▸ YOUR OBJECTIVE
Reproduce all the lines exactly as they stand, apart from the pictures.
▬▬▬▬▬▬▬▬▬▬
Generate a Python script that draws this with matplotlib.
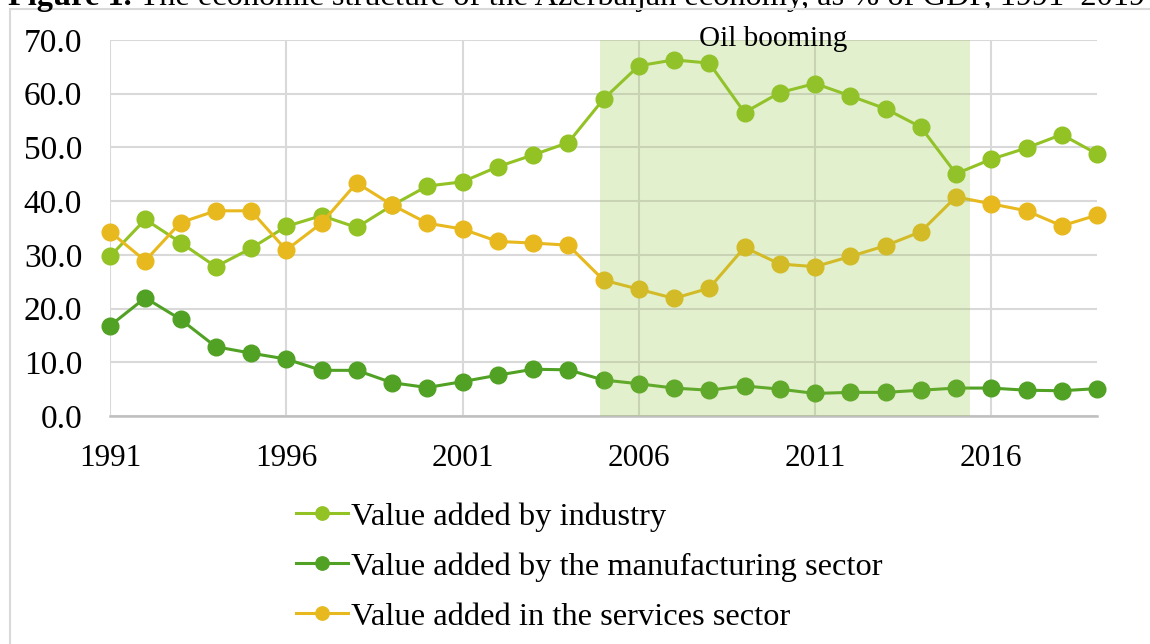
import matplotlib.pyplot as plt
from matplotlib.patches import Rectangle

plt.rcParams['font.family'] = ['Liberation Serif', 'DejaVu Serif']

years = list(range(1991, 2020))

# value added, % of GDP
industry = [29.7, 36.6, 32.3, 27.8, 31.2, 35.3, 37.3, 35.1, 39.2, 42.8,
            43.6, 46.4, 48.6, 50.9, 59.0, 65.2, 66.3, 65.7, 56.5, 60.2,
            61.9, 59.6, 57.2, 53.8, 45.1, 47.8, 49.9, 52.4, 48.8]
manufacturing = [16.8, 22.0, 18.0, 12.9, 11.7, 10.6, 8.5, 8.5, 6.2, 5.3,
                 6.4, 7.6, 8.7, 8.6, 6.7, 6.0, 5.2, 4.8, 5.6, 5.0,
                 4.2, 4.4, 4.4, 4.8, 5.2, 5.2, 4.8, 4.7, 5.1]
services = [34.3, 28.9, 36.0, 38.2, 38.2, 30.9, 35.9, 43.4, 39.3, 35.9,
            34.8, 32.5, 32.2, 31.8, 25.3, 23.6, 21.9, 23.8, 31.4, 28.3,
            27.8, 29.7, 31.7, 34.3, 40.8, 39.5, 38.2, 35.4, 37.4]

labels = ['Value added by industry',
          'Value added by the manufacturing sector',
          'Value added in the services sector']
colors = ['#92C224', '#51A124', '#E8B91E']

boom_start, boom_end = 2004.9, 2015.4

fig = plt.figure(figsize=(11.5, 6.44), dpi=100)
ax = fig.add_axes([110 / 1150, 1 - 416 / 644, 987 / 1150, 376 / 644])

for series, lab, col in zip([industry, manufacturing, services], labels, colors):
    ax.plot(years, series, color=col, lw=2.2, marker='o', ms=12,
            label=lab, zorder=3, clip_on=False)

# translucent band over the oil boom years
ax.axvspan(boom_start, boom_end, color='#92C43E', alpha=0.25, lw=0, zorder=4)
ax.text(2009.8, 68.9, 'Oil booming', ha='center',
        va='baseline', fontsize=21, zorder=5)

ax.set_xlim(1991, 2019)
ax.set_ylim(0, 70)
ax.set_xticks(range(1991, 2020, 5))
ax.set_yticks(range(0, 71, 10))
ax.set_yticklabels([f'{v:.1f}' for v in range(0, 71, 10)])
ax.tick_params(axis='y', labelsize=24, length=0, pad=20)
ax.tick_params(axis='x', labelsize=22.5, length=0, pad=20)
ax.grid(True, color='#D9D9D9', lw=1.5)
ax.set_axisbelow(True)
for side in ['top', 'right', 'left']:
    ax.spines[side].set_visible(False)
ax.spines['bottom'].set_color('#BFBFBF')
ax.spines['bottom'].set_linewidth(1.8)

handles, labs = ax.get_legend_handles_labels()
leg = fig.legend(handles, labs, loc='upper left',
                 bbox_to_anchor=(296 / 1150, 1 - 502 / 644),
                 frameon=False, fontsize=23.4, handlelength=1.6,
                 handletextpad=0.1, labelspacing=0.62, borderpad=0,
                 borderaxespad=0, markerscale=0.8)

# chart border, running off the right and bottom edges
fig.add_artist(Rectangle((10 / 1150, -0.1), 1.2, 0.1 + 634.5 / 644,
                         transform=fig.transFigure, fill=False,
                         ec='#D9D9D9', lw=1.5))

# figure caption, partly above the top edge
cap = fig.text(8 / 1150, 1 - 5 / 644, 'Figure 1.', fontsize=23.3,
               fontweight='bold', va='baseline')
ax.annotate(' The economic structure of the Azerbaijan economy, '
            'as % of GDP, 1991\u20132019', xy=(1, 0), xycoords=cap,
            va='bottom', ha='left', fontsize=23.3, annotation_clip=False)

fig.savefig('out.png', dpi=100)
▬▬▬▬▬▬▬▬▬▬
▸ SOLUTION TO THIS TASK
Generate a Python script that draws this with matplotlib.
import matplotlib.pyplot as plt
from matplotlib.patches import Rectangle

plt.rcParams['font.family'] = ['Liberation Serif', 'DejaVu Serif']

years = list(range(1991, 2020))

# value added, % of GDP
industry = [29.7, 36.6, 32.3, 27.8, 31.2, 35.3, 37.3, 35.1, 39.2, 42.8,
            43.6, 46.4, 48.6, 50.9, 59.0, 65.2, 66.3, 65.7, 56.5, 60.2,
            61.9, 59.6, 57.2, 53.8, 45.1, 47.8, 49.9, 52.4, 48.8]
manufacturing = [16.8, 22.0, 18.0, 12.9, 11.7, 10.6, 8.5, 8.5, 6.2, 5.3,
                 6.4, 7.6, 8.7, 8.6, 6.7, 6.0, 5.2, 4.8, 5.6, 5.0,
                 4.2, 4.4, 4.4, 4.8, 5.2, 5.2, 4.8, 4.7, 5.1]
services = [34.3, 28.9, 36.0, 38.2, 38.2, 30.9, 35.9, 43.4, 39.3, 35.9,
            34.8, 32.5, 32.2, 31.8, 25.3, 23.6, 21.9, 23.8, 31.4, 28.3,
            27.8, 29.7, 31.7, 34.3, 40.8, 39.5, 38.2, 35.4, 37.4]

labels = ['Value added by industry',
          'Value added by the manufacturing sector',
          'Value added in the services sector']
colors = ['#92C224', '#51A124', '#E8B91E']

boom_start, boom_end = 2004.9, 2015.4

fig = plt.figure(figsize=(11.5, 6.44), dpi=100)
ax = fig.add_axes([110 / 1150, 1 - 416 / 644, 987 / 1150, 376 / 644])

for series, lab, col in zip([industry, manufacturing, services], labels, colors):
    ax.plot(years, series, color=col, lw=2.2, marker='o', ms=12,
            label=lab, zorder=3, clip_on=False)

# translucent band over the oil boom years
ax.axvspan(boom_start, boom_end, color='#92C43E', alpha=0.25, lw=0, zorder=4)
ax.text(2009.8, 68.9, 'Oil booming', ha='center',
        va='baseline', fontsize=21, zorder=5)

ax.set_xlim(1991, 2019)
ax.set_ylim(0, 70)
ax.set_xticks(range(1991, 2020, 5))
ax.set_yticks(range(0, 71, 10))
ax.set_yticklabels([f'{v:.1f}' for v in range(0, 71, 10)])
ax.tick_params(axis='y', labelsize=24, length=0, pad=20)
ax.tick_params(axis='x', labelsize=22.5, length=0, pad=20)
ax.grid(True, color='#D9D9D9', lw=1.5)
ax.set_axisbelow(True)
for side in ['top', 'right', 'left']:
    ax.spines[side].set_visible(False)
ax.spines['bottom'].set_color('#BFBFBF')
ax.spines['bottom'].set_linewidth(1.8)

handles, labs = ax.get_legend_handles_labels()
leg = fig.legend(handles, labs, loc='upper left',
                 bbox_to_anchor=(296 / 1150, 1 - 502 / 644),
                 frameon=False, fontsize=23.4, handlelength=1.6,
                 handletextpad=0.1, labelspacing=0.62, borderpad=0,
                 borderaxespad=0, markerscale=0.8)

# chart border, running off the right and bottom edges
fig.add_artist(Rectangle((10 / 1150, -0.1), 1.2, 0.1 + 634.5 / 644,
                         transform=fig.transFigure, fill=False,
                         ec='#D9D9D9', lw=1.5))

# figure caption, partly above the top edge
cap = fig.text(8 / 1150, 1 - 5 / 644, 'Figure 1.', fontsize=23.3,
               fontweight='bold', va='baseline')
ax.annotate(' The economic structure of the Azerbaijan economy, '
            'as % of GDP, 1991\u20132019', xy=(1, 0), xycoords=cap,
            va='bottom', ha='left', fontsize=23.3, annotation_clip=False)

fig.savefig('out.png', dpi=100)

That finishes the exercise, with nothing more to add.